Furthermore, the bond sale ignores a critical technical reality: GPU supply constraints are easing. NVIDIA’s B200 ramp is on track, and AMD’s MI300X is gaining traction. The scarcity premium that justified $3 billion per 100,000 GPU cluster is fading. In 18 months, these new clusters will compete against each other for the same inference dollars. The result? A race to the bottom on pricing — exactly what happened with Bitcoin mining after the 2021 ASIC bubble burst. The ledger remembers every trembling hand.
Another blind spot: energy.

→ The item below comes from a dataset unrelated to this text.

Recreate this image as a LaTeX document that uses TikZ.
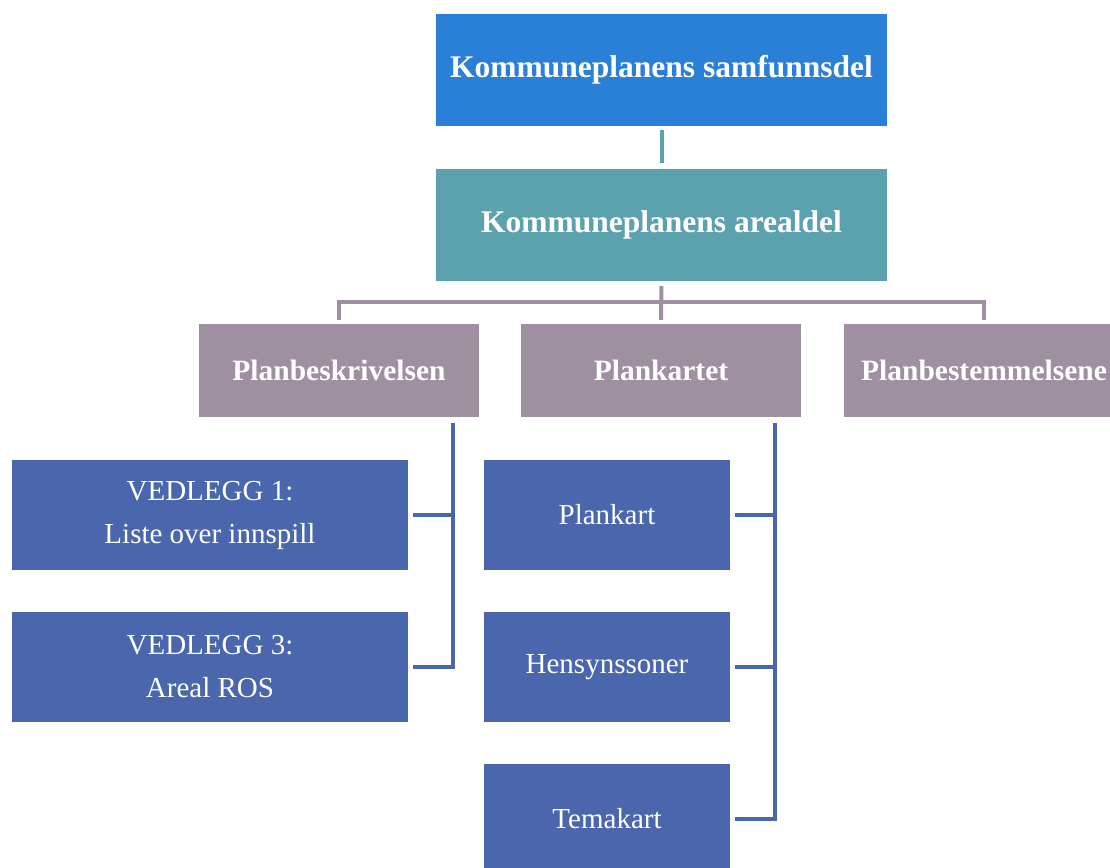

The AI industry is about to collide with the crypto mining industry for grid capacity. In the US, data centers now consume 4% of total electricity, projected to hit 9% by 2030. This bond sale accelerates that timeline. But renewable energy credits are not keeping pace. Big Tech will face carbon taxes and regulatory pushback. The silence on ESG clauses in these bonds is telling — silence is the only honest metadata.
Takeaway
This $25 billion bond sale is not a vote of confidence in AI — it’s a leveraged bet on a narrative that may break before the clusters are built. Infinite leverage, finite patience. The true signal to watch is not the size of the bond, but the interest rate it pays. If these bonds are high-grade (AAA/AA), the market is buying the story. If they come with junk-rated yields, the market sees the risk. My advice: watch the credit spreads, not the headlines. When the bond market trembles, the ledger will remember every hand that held on too long.